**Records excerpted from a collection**

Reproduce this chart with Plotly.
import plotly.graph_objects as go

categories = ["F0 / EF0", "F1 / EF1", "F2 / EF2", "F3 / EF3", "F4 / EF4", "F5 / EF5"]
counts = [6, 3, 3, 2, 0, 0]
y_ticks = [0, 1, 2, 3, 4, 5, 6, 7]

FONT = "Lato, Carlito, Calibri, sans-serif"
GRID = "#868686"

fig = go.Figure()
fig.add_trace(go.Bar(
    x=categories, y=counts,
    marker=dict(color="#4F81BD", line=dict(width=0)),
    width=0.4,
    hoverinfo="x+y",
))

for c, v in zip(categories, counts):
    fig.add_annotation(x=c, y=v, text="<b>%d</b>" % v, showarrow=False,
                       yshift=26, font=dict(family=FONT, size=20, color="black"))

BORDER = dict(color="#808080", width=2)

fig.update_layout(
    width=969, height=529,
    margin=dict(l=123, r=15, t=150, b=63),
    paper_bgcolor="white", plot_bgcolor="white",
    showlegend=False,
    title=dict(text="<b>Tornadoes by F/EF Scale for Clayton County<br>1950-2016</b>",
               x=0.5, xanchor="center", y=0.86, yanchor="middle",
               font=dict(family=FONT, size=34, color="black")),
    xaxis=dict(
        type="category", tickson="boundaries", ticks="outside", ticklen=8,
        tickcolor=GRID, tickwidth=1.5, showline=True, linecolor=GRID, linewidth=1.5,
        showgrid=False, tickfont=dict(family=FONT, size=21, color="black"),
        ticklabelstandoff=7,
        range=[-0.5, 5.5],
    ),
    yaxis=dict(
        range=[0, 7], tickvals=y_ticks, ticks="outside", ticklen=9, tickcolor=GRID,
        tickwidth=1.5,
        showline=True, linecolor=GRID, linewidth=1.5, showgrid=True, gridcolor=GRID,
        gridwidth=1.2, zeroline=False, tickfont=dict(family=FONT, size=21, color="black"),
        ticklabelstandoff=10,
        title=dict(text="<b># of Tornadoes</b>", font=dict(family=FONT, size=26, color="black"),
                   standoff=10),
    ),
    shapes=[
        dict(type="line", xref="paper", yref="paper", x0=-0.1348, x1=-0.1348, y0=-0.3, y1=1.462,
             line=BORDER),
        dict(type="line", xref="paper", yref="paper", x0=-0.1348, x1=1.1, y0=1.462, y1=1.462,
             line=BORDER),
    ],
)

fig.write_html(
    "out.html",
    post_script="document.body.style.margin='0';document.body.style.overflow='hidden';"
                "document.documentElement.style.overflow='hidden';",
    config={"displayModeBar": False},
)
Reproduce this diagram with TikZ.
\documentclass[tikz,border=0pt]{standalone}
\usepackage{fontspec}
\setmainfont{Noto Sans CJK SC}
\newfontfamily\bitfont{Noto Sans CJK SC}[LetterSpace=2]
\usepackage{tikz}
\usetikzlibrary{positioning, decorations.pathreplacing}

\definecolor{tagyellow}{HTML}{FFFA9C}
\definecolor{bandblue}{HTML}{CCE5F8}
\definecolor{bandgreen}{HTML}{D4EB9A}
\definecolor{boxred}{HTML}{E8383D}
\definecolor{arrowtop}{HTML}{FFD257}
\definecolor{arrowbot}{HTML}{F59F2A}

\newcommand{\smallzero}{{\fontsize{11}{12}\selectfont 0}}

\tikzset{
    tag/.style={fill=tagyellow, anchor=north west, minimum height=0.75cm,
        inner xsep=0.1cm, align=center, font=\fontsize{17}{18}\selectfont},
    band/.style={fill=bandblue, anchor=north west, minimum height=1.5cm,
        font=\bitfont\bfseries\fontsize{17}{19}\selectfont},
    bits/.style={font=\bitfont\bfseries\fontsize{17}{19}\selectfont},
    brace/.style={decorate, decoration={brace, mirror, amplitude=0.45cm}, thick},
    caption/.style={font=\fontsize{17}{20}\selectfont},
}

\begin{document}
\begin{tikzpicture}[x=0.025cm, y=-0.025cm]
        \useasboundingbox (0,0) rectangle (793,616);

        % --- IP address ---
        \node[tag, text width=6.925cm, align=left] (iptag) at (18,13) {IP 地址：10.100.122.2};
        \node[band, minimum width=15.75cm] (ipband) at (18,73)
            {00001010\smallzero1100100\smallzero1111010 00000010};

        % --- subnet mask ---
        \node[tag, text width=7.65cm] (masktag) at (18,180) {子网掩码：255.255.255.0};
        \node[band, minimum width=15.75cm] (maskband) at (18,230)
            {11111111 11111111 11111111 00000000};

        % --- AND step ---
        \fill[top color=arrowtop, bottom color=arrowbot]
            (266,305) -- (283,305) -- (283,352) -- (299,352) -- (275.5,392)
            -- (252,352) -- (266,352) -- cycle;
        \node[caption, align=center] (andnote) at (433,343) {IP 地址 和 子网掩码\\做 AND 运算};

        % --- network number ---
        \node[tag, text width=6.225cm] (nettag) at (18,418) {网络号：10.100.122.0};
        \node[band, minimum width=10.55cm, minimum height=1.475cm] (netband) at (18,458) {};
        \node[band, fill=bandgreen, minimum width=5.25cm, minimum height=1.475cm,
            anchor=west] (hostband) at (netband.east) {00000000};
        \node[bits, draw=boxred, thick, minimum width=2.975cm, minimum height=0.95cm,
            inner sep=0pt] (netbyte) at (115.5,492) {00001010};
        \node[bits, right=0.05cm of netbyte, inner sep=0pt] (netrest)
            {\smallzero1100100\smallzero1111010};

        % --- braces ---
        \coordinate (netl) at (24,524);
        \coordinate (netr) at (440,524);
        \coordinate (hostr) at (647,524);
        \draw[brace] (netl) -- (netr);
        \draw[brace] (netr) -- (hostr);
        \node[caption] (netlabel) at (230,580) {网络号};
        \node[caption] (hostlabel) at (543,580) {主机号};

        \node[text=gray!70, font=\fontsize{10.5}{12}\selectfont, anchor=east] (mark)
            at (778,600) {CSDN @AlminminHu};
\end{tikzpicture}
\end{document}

**Exercise requirements**
Retype all of the material, keeping each line exact.

**Expected answer**
Reproduce this chart with Plotly.
import plotly.graph_objects as go

categories = ["F0 / EF0", "F1 / EF1", "F2 / EF2", "F3 / EF3", "F4 / EF4", "F5 / EF5"]
counts = [6, 3, 3, 2, 0, 0]
y_ticks = [0, 1, 2, 3, 4, 5, 6, 7]

FONT = "Lato, Carlito, Calibri, sans-serif"
GRID = "#868686"

fig = go.Figure()
fig.add_trace(go.Bar(
    x=categories, y=counts,
    marker=dict(color="#4F81BD", line=dict(width=0)),
    width=0.4,
    hoverinfo="x+y",
))

for c, v in zip(categories, counts):
    fig.add_annotation(x=c, y=v, text="<b>%d</b>" % v, showarrow=False,
                       yshift=26, font=dict(family=FONT, size=20, color="black"))

BORDER = dict(color="#808080", width=2)

fig.update_layout(
    width=969, height=529,
    margin=dict(l=123, r=15, t=150, b=63),
    paper_bgcolor="white", plot_bgcolor="white",
    showlegend=False,
    title=dict(text="<b>Tornadoes by F/EF Scale for Clayton County<br>1950-2016</b>",
               x=0.5, xanchor="center", y=0.86, yanchor="middle",
               font=dict(family=FONT, size=34, color="black")),
    xaxis=dict(
        type="category", tickson="boundaries", ticks="outside", ticklen=8,
        tickcolor=GRID, tickwidth=1.5, showline=True, linecolor=GRID, linewidth=1.5,
        showgrid=False, tickfont=dict(family=FONT, size=21, color="black"),
        ticklabelstandoff=7,
        range=[-0.5, 5.5],
    ),
    yaxis=dict(
        range=[0, 7], tickvals=y_ticks, ticks="outside", ticklen=9, tickcolor=GRID,
        tickwidth=1.5,
        showline=True, linecolor=GRID, linewidth=1.5, showgrid=True, gridcolor=GRID,
        gridwidth=1.2, zeroline=False, tickfont=dict(family=FONT, size=21, color="black"),
        ticklabelstandoff=10,
        title=dict(text="<b># of Tornadoes</b>", font=dict(family=FONT, size=26, color="black"),
                   standoff=10),
    ),
    shapes=[
        dict(type="line", xref="paper", yref="paper", x0=-0.1348, x1=-0.1348, y0=-0.3, y1=1.462,
             line=BORDER),
        dict(type="line", xref="paper", yref="paper", x0=-0.1348, x1=1.1, y0=1.462, y1=1.462,
             line=BORDER),
    ],
)

fig.write_html(
    "out.html",
    post_script="document.body.style.margin='0';document.body.style.overflow='hidden';"
                "document.documentElement.style.overflow='hidden';",
    config={"displayModeBar": False},
)
Reproduce this diagram with TikZ.
\documentclass[tikz,border=0pt]{standalone}
\usepackage{fontspec}
\setmainfont{Noto Sans CJK SC}
\newfontfamily\bitfont{Noto Sans CJK SC}[LetterSpace=2]
\usepackage{tikz}
\usetikzlibrary{positioning, decorations.pathreplacing}

\definecolor{tagyellow}{HTML}{FFFA9C}
\definecolor{bandblue}{HTML}{CCE5F8}
\definecolor{bandgreen}{HTML}{D4EB9A}
\definecolor{boxred}{HTML}{E8383D}
\definecolor{arrowtop}{HTML}{FFD257}
\definecolor{arrowbot}{HTML}{F59F2A}

\newcommand{\smallzero}{{\fontsize{11}{12}\selectfont 0}}

\tikzset{
    tag/.style={fill=tagyellow, anchor=north west, minimum height=0.75cm,
        inner xsep=0.1cm, align=center, font=\fontsize{17}{18}\selectfont},
    band/.style={fill=bandblue, anchor=north west, minimum height=1.5cm,
        font=\bitfont\bfseries\fontsize{17}{19}\selectfont},
    bits/.style={font=\bitfont\bfseries\fontsize{17}{19}\selectfont},
    brace/.style={decorate, decoration={brace, mirror, amplitude=0.45cm}, thick},
    caption/.style={font=\fontsize{17}{20}\selectfont},
}

\begin{document}
\begin{tikzpicture}[x=0.025cm, y=-0.025cm]
        \useasboundingbox (0,0) rectangle (793,616);

        % --- IP address ---
        \node[tag, text width=6.925cm, align=left] (iptag) at (18,13) {IP 地址：10.100.122.2};
        \node[band, minimum width=15.75cm] (ipband) at (18,73)
            {00001010\smallzero1100100\smallzero1111010 00000010};

        % --- subnet mask ---
        \node[tag, text width=7.65cm] (masktag) at (18,180) {子网掩码：255.255.255.0};
        \node[band, minimum width=15.75cm] (maskband) at (18,230)
            {11111111 11111111 11111111 00000000};

        % --- AND step ---
        \fill[top color=arrowtop, bottom color=arrowbot]
            (266,305) -- (283,305) -- (283,352) -- (299,352) -- (275.5,392)
            -- (252,352) -- (266,352) -- cycle;
        \node[caption, align=center] (andnote) at (433,343) {IP 地址 和 子网掩码\\做 AND 运算};

        % --- network number ---
        \node[tag, text width=6.225cm] (nettag) at (18,418) {网络号：10.100.122.0};
        \node[band, minimum width=10.55cm, minimum height=1.475cm] (netband) at (18,458) {};
        \node[band, fill=bandgreen, minimum width=5.25cm, minimum height=1.475cm,
            anchor=west] (hostband) at (netband.east) {00000000};
        \node[bits, draw=boxred, thick, minimum width=2.975cm, minimum height=0.95cm,
            inner sep=0pt] (netbyte) at (115.5,492) {00001010};
        \node[bits, right=0.05cm of netbyte, inner sep=0pt] (netrest)
            {\smallzero1100100\smallzero1111010};

        % --- braces ---
        \coordinate (netl) at (24,524);
        \coordinate (netr) at (440,524);
        \coordinate (hostr) at (647,524);
        \draw[brace] (netl) -- (netr);
        \draw[brace] (netr) -- (hostr);
        \node[caption] (netlabel) at (230,580) {网络号};
        \node[caption] (hostlabel) at (543,580) {主机号};

        \node[text=gray!70, font=\fontsize{10.5}{12}\selectfont, anchor=east] (mark)
            at (778,600) {CSDN @AlminminHu};
\end{tikzpicture}
\end{document}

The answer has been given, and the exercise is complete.